Verlander and Zumaya made the trip north with the team from spring training, giving the 2006 Tigers a young energy. The team won their opening game in Kansas City behind Kenny Rogers, a pitcher acquired as a free agent in the offseason, The next two games they hit 11 home runs and scored 24 times, and on April 7, Verlander blanked the Rangers 7-0 for his first major league victory. The Tigers flew back to Detroit for their home opener with a 5-0 record.
The Tigers finished April with a 16-9 record, then they played even better in May, at one point winning 15 of 16 games to move into first place. They went 17-2 to close out June and at the midway point of the 2006 season, the Tigers were on pace to win 110 games. It started to feel like 1984 again.

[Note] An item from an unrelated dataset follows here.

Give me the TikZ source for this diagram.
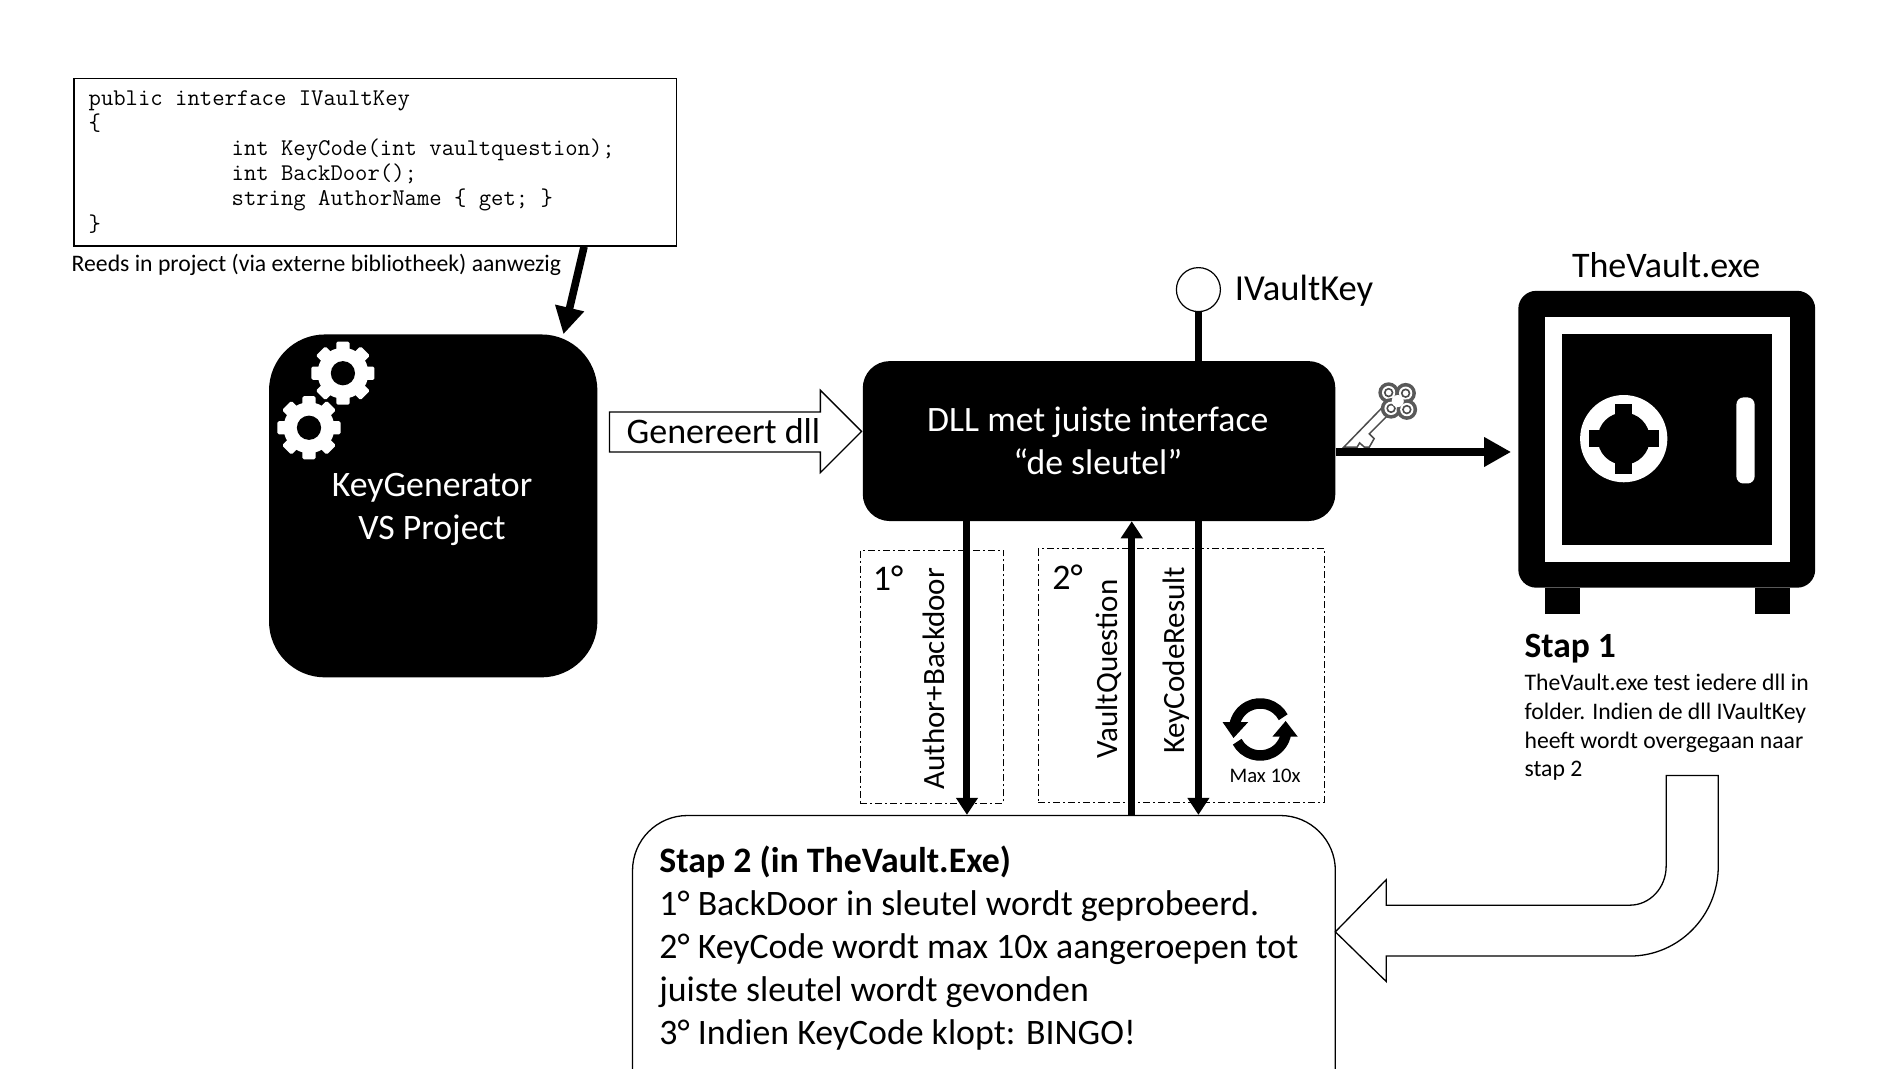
\documentclass[tikz,border=0pt]{standalone}
\usepackage{fontspec}
\setmainfont{Carlito}
\usetikzlibrary{arrows.meta,fit,calc}
\tikzset{
  blackbox/.style={fit={#1},inner sep=0pt,fill=black},
  thinline/.style={draw=black,line width=1.3pt,line join=miter},
  bigtext/.style={font=\fontsize{35.8}{43}\selectfont,align=center,inner sep=0pt},
  labeltext/.style={font=\fontsize{36}{43}\selectfont,inner sep=0pt},
  sidetext/.style={font=\fontsize{31}{36}\selectfont,inner sep=0pt,rotate=90},
  smalltext/.style={font=\fontsize{23.7}{28.6}\selectfont,inner sep=0pt,align=left},
  flow/.style={line width=7pt,-{Triangle[length=17pt,width=21pt]}},
  bigflow/.style={line width=7.6pt,-{Triangle[length=27pt,width=28pt]}},
  dashbox/.style={fit={#1},inner sep=0pt,draw=black,line width=1.1pt,dash pattern=on 7pt off 3pt on 2pt off 3pt},
}
\newcommand{\gearicon}[1]{%
  \begin{scope}[shift={#1}]
    \foreach \a in {0,45,90,135}
      \fill[white,rotate=\a,rounded corners=1.5pt] (-5.5,-26) rectangle (5.5,26);
    \fill[white] (0,0) circle (21);
    \fill[black] (0,0) circle (10);
  \end{scope}}
\newcommand{\keylobe}[1]{%
  \fill[black!65] #1 circle (8.5);
  \fill[white] #1 circle (5.5);
  \draw[black!70,line width=1.6pt] #1 circle (3.2);}
\begin{document}
\begin{tikzpicture}[x=1.2117pt,y=-1.2117pt]
\useasboundingbox (0,0) rectangle (1568,882.2);
\clip (0,0) rectangle (1568,882.2);
\fill[white] (0,0) rectangle (1568,882.2);

% anchors for connector positions
\coordinate (xa) at (482,0); \coordinate (xb) at (465,0);
\coordinate (c1) at (798,0); \coordinate (c2) at (934,0); \coordinate (c3) at (989,0);
\coordinate (yk) at (0,373);

% code box
\node[fit={(61,65)(558,203)},inner sep=0pt,thinline] (code) {};
\node[anchor=north west,inner sep=0pt,font=\ttfamily\fontsize{24}{25.1}\selectfont,align=left] (codetext) at (73,74.7)
 {public interface IVaultKey\\ \{\\ \hspace*{143pt}int KeyCode(int vaultquestion);\\ \hspace*{143pt}int BackDoor();\\ \hspace*{143pt}string AuthorName \{ get; \}\\ \}};
\node[anchor=west,inner sep=0pt,font=\fontsize{23.7}{27}\selectfont] (reeds) at (59,218.5) {Reeds in project (via externe bibliotheek) aanwezig};

% key generator
\node[blackbox={(222,276)(493,559)},rounded corners=56pt] (kg) {};
\gearicon{(283,308)}
\gearicon{(255,353)}
\node[bigtext,text=white] (kgtext) at (356.5,420.5) {KeyGenerator\\VS Project};
\draw[bigflow] (code.south -| xa) -- (kg.north -| xb);

% generates arrow
\draw[thinline,fill=white] (503,340) -- (677,340) -- (677,322) -- (711,356) -- (677,390) -- (677,373) -- (503,373) -- cycle;
\node[labeltext] (gen) at (597,356) {Genereert dll};

% dll
\node[blackbox={(712,298)(1102,430)},rounded corners=27pt] (dll) {};
\node[bigtext,text=white,font=\fontsize{35.7}{43}\selectfont] (dlltext) at (906,363.5) {DLL met juiste interface\\“de sleutel”};

% lollipop
\node[circle,draw=black,line width=1.2pt,minimum size=44pt,inner sep=0pt,fill=white] (lolli) at (989,239) {};
\draw[line width=7pt] (lolli.south) -- (dll.north -| lolli);
\node[anchor=west,labeltext,font=\fontsize{36.6}{43}\selectfont] (ivk) at (1019,240) {IVaultKey};

% key icon
\draw[draw=black!70,line width=1.5pt,fill=white] (1109,369) -- (1141,336) -- (1147,341) -- (1130,358) -- (1134,362) -- (1130,369) -- (1126,369) -- (1122,365.5) -- (1120,369) -- cycle;
\keylobe{(1146,324)}
\keylobe{(1160,324.5)}
\keylobe{(1148,337)}
\keylobe{(1161,338)}
\fill[white] (1153.5,331) circle (5);

% vault
\node[blackbox={(1253,240)(1498,485)},rounded corners=18pt] (safe) {};
\fill[white] (1275,262) rectangle (1477,464);
\fill[black] (1289,276) rectangle (1462,450);
\fill[white] (1340,362) circle (36);
\fill[black] (1340,362) circle (21.5);
\fill[black] (1333,333) rectangle (1347,391);
\fill[black] (1311,355) rectangle (1369,369);
\fill[white,rounded corners=7pt] (1433,328) rectangle (1448,399);
\fill[black] (1275,485) rectangle (1304,507);
\fill[black] (1448,485) rectangle (1477,507);
\node[labeltext] (vaultname) at (1375,219) {TheVault.exe};
\draw[bigflow,shorten >=7pt] (dll.east |- yk) -- (safe.west |- yk);

% step 1
\node[anchor=west,inner sep=0pt,font=\bfseries\fontsize{35.5}{40}\selectfont] (s1h) at (1258,535.5) {Stap 1};
\node[anchor=north west,smalltext] (s1t) at (1258,556.5) {TheVault.exe test iedere dll in\\folder. Indien de dll IVaultKey\\heeft wordt overgegaan naar\\stap 2};

% curved arrow
\draw[thinline,fill=white] (1375,640) -- (1375,715) arc[start angle=0,end angle=90,x radius=30,y radius=32] -- (1144,747) -- (1144,726) -- (1102,769) -- (1144,810) -- (1144,789) -- (1345,789) arc[start angle=90,end angle=0,x radius=73,y radius=74] -- (1418,640) -- cycle;

% step 2
\node[fit={(522,673)(1102,930)},inner sep=0pt,thinline,rounded corners=55pt] (step2) {};
\node[anchor=north west,bigtext,align=left] (s2t) at (544,698) {\textbf{Stap 2 (in TheVault.Exe)}\\1° BackDoor in sleutel wordt geprobeerd.\\2° KeyCode wordt max 10x aangeroepen tot\\juiste sleutel wordt gevonden\\3° Indien KeyCode klopt: BINGO!};

% dashed groups
\node[dashbox={(710,454)(828,663)}] (g1) {};
\node[dashbox={(857,453)(1093,662)}] (g2) {};
\node[labeltext] (g1n) at (733,477) {1°};
\node[labeltext] (g2n) at (881,476) {2°};

% flows
\draw[flow] (dll.south -| c1) -- (step2.north -| c1);
\draw[flow] (step2.north -| c2) -- (dll.south -| c2);
\draw[flow] (dll.south -| c3) -- (step2.north -| c3);
\node[sidetext] (l1) at (771,560) {Author+Backdoor};
\node[sidetext] (l2) at (915,552) {VaultQuestion};
\node[sidetext] (l3) at (971,545) {KeyCodeResult};

% loop icon
\begin{scope}[shift={(1040,602)}]
  \draw[line width=10.5pt] (-28:21.5) arc[start angle=-28,end angle=-170,radius=21.5];
  \draw[line width=10.5pt] (152:21.5) arc[start angle=152,end angle=10,radius=21.5];
  \fill (-31,-6) -- (-10,-6) -- (-22,7) -- cycle;
  \fill (31,6) -- (10,6) -- (21,-7) -- cycle;
\end{scope}
\node[inner sep=0pt,font=\fontsize{20.7}{24}\selectfont] (maxt) at (1044,640) {Max 10x};
\end{tikzpicture}
\end{document}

The Tigers stuck in first place until the final weekend of the season, but as a wild card team they knocked off the Yankees in the playoffs, shocking even their most ardent fans. A few days later in October, Magglio Ordonez hit “The Shot Heard Round Detroit” to send the team to the World Series. Even a five-game loss in the Fall Classic didn’t dampen that magical year much. Baseball was back in Detroit, and there was hope in Motown.
Starting in July of 2005 with that All-Star Game at Comerica Park, to the Super Bowl in February of 2006, and culminating with two World Series games at the same venue in October of that same year, the city of Detroit hosted three of the most important events in sports in the span of 15 months. The excitement jump-started a stretch that saw the Tigers revitalized, the Red Wings winning another Stanley Cup less than two years later, and even the Lions climbing back to the playoffs.
Those 15 months transformed Detroit and the sports team that play there. One could argue that the Pistons and Red Wings wouldn’t be downtown today had it not been for the success of those three events in 2005-06. We could argue that the success of the Tigers, completely unexpected, and the four division titles and one more pennant that followed, were the catalyst to help the rebirth of downtown Detroit. Things looked bleak back then, but quickly they changed.
The Tigers are struggling right now, the Pistons and Lions are teetering between mediocre and good, and the Red Wings have been doing the unimaginable: missing the playoffs. But it can seem darkest before the dawn, and Detroit has already seen, as recently as 14 years ago, how storm clouds can be replaced by clear skies.